Salmon is healthy and very tasty. This dish is a wonderful choice for lunch. The blueberries and mango bring extra lovely flavor to the pasta and the salmon.
All my recipes are for 2 servings.
- 1/2 cup (120 ml) penne pasta
- 1 teaspoon salt for the pasta water
- 8 oz (225 g) skinless salmon fillet
- 2 tbsp olive oil
- 1/2 teaspoon salt for the fish
- 1/2 teaspoon dried thyme
- 1 teaspoon lemon pepper (salt-free)
- 10 mini plum tomatoes
- 4 tbsp blueberries
- 2 tbsp mango chunks
- 1/2 lemon
- 2 tbsp low-fat sour cream
- 1/2 teaspoon chili paste
- 12 small capers
How to prepare:
Cook the pasta according to the instructions on the package.

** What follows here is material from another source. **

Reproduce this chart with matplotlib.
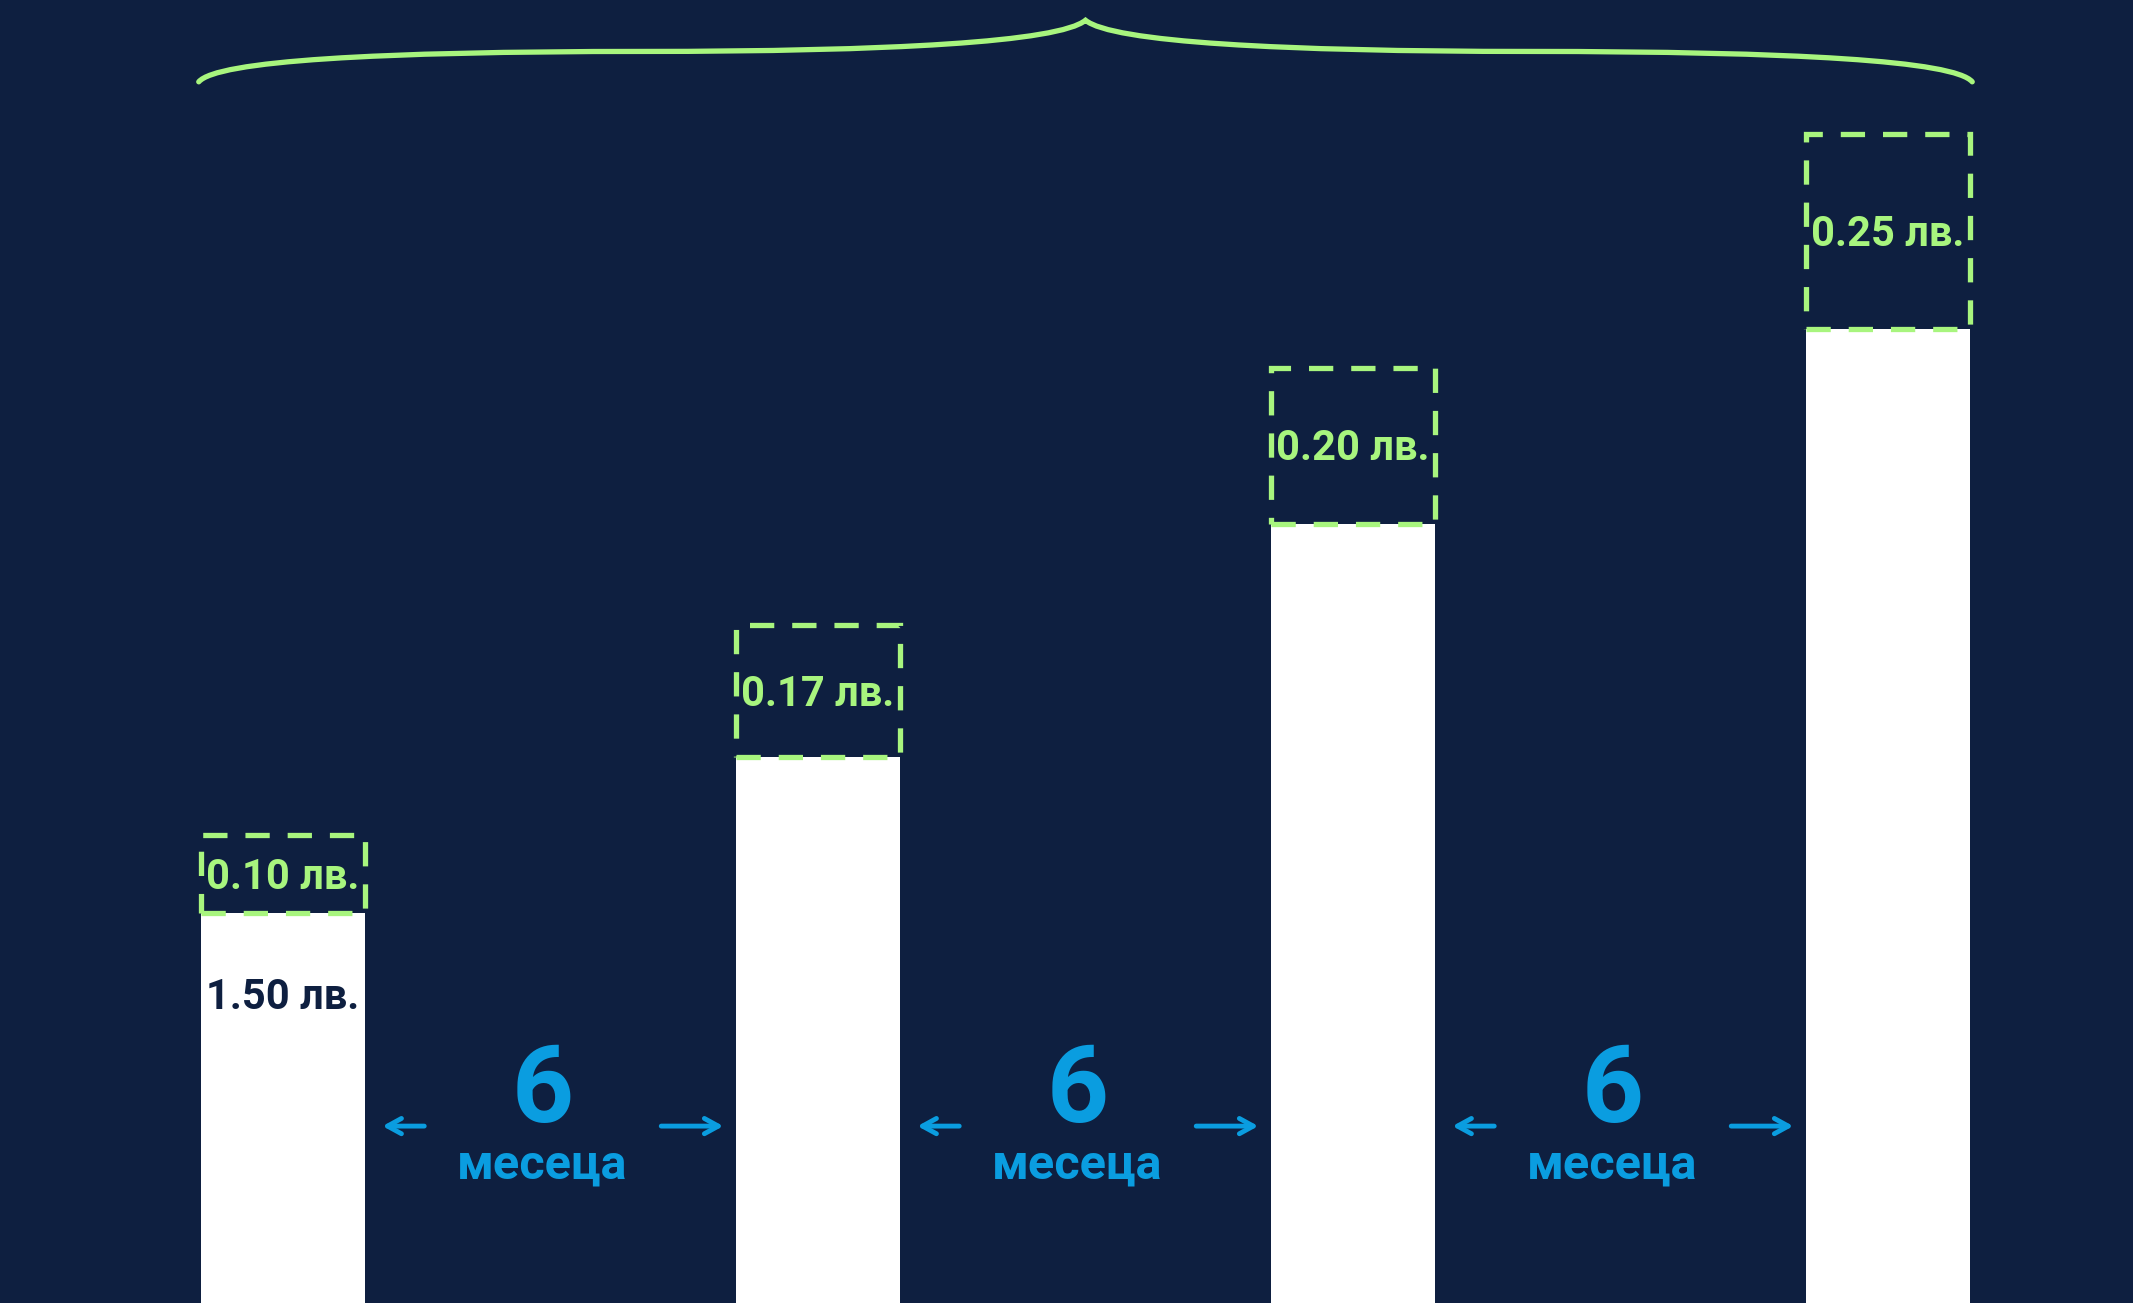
import matplotlib
matplotlib.use("Agg")
import matplotlib.pyplot as plt
from matplotlib.patches import Rectangle, PathPatch
from matplotlib.path import Path
from matplotlib import font_manager
import numpy as np

# данни
base_values = [1.50, 1.70, 2.00, 2.25]
increments = [0.10, 0.17, 0.20, 0.25]
increment_labels = ["0.10 лв.", "0.17 лв.", "0.20 лв.", "0.25 лв."]
base_label = "1.50 лв."
period_number = "6"
period_word = "месеца"

bg = "#0e1f40"
green = "#a8f57e"
blue = "#0a9de0"

# търсим шрифт, който има истински bold
font = 'DejaVu Sans'
for fam in ['Roboto', 'Open Sans', 'Inter', 'Noto Sans']:
    try:
        f = font_manager.findfont(font_manager.FontProperties(family=fam, weight='bold'),
                                  fallback_to_default=False)
        if 'bold' in f.lower():
            font = fam
            break
    except Exception:
        pass
plt.rcParams['font.family'] = [font, 'DejaVu Sans']

fig = plt.figure(figsize=(21.33, 13.03), dpi=100, facecolor=bg)
ax = fig.add_axes([0, 0, 1, 1])
ax.set_facecolor(bg)

x = np.arange(len(base_values))
w = 0.305
ymin = 1.0
ax.set_xlim(-0.529, 3.458)
ax.set_ylim(ymin, 2.672)
ax.axis('off')

# бели колони
ax.bar(x, np.array(base_values) - ymin, bottom=ymin, width=w, color="white", zorder=2)

# пунктирани кутии с добавката
for xi, b, inc, lab in zip(x, base_values, increments, increment_labels):
    rect = Rectangle((xi - w / 2, b), w, inc, fill=False, edgecolor=green,
                     lw=3.8, linestyle=(0, (4.6, 3.4)), zorder=3)
    ax.add_patch(rect)
    ax.text(xi, b + inc / 2 - 0.004, lab, color=green, fontsize=30, fontweight='bold',
            ha='center', va='center', zorder=4)

ax.text(x[0], 1.392, base_label, color=bg, fontsize=30, fontweight='bold',
        ha='center', va='center', zorder=4)

# 6 месеца между колоните
arrow = dict(arrowstyle='->, head_length=1.0, head_width=0.55', color=blue, lw=3.5,
             shrinkA=0, shrinkB=0)
for i in range(len(x) - 1):
    xm = x[i] + 0.5
    ax.text(xm - 0.015, 1.270, period_number, color=blue, fontsize=78, fontweight='bold',
            ha='center', va='center')
    ax.text(xm - 0.015, 1.177, period_word, color=blue, fontsize=35, fontweight='bold',
            ha='center', va='center')
    ax.annotate("", xy=(x[i] + 0.186, 1.227), xytext=(x[i] + 0.264, 1.227), arrowprops=arrow)
    ax.annotate("", xy=(x[i] + 0.823, 1.227), xytext=(x[i] + 0.707, 1.227), arrowprops=arrow)

# къдрава скоба отгоре
x0 = x[0] - w / 2 - 0.005
x1 = x[-1] + w / 2 + 0.005
xc = (x0 + x1) / 2
half = xc - x0
y_end, y_flat, y_peak = 2.567, 2.606, 2.646
verts = [
    (x0, y_end),
    (x0 + 0.02 * half, y_flat - 0.012), (x0 + 0.2 * half, y_flat), (x0 + 0.5 * half, y_flat),
    (x0 + 0.78 * half, y_flat), (xc - 0.03 * half, y_flat + 0.012), (xc, y_peak),
    (xc + 0.03 * half, y_flat + 0.012), (x1 - 0.78 * half, y_flat), (x1 - 0.5 * half, y_flat),
    (x1 - 0.2 * half, y_flat), (x1 - 0.02 * half, y_flat - 0.012), (x1, y_end),
]
codes = [Path.MOVETO] + [Path.CURVE4] * 12
ax.add_patch(PathPatch(Path(verts, codes), fill=False, edgecolor=green, lw=3.8,
                       capstyle='round'))

fig.savefig("out.png", dpi=100, facecolor=bg)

Cut the salmon fillet into 1” slices. Heat up a non-stick frying pan to medium heat and cook the fish in oil for 2 minutes. Lower the temperature, turn the fillet and cook for 3 minutes. Season with salt, thyme and lemon pepper. Wash the tomatoes. Cut the mango into small chunks. Mix sour cream with chili and capers.
Drain the pasta and divide it between two plates. Add salmon on the pasta. Season with lemon juice. Add tomatoes, mango and blueberries on both plates. Decorate the salmon with the lovely sour cream mixture.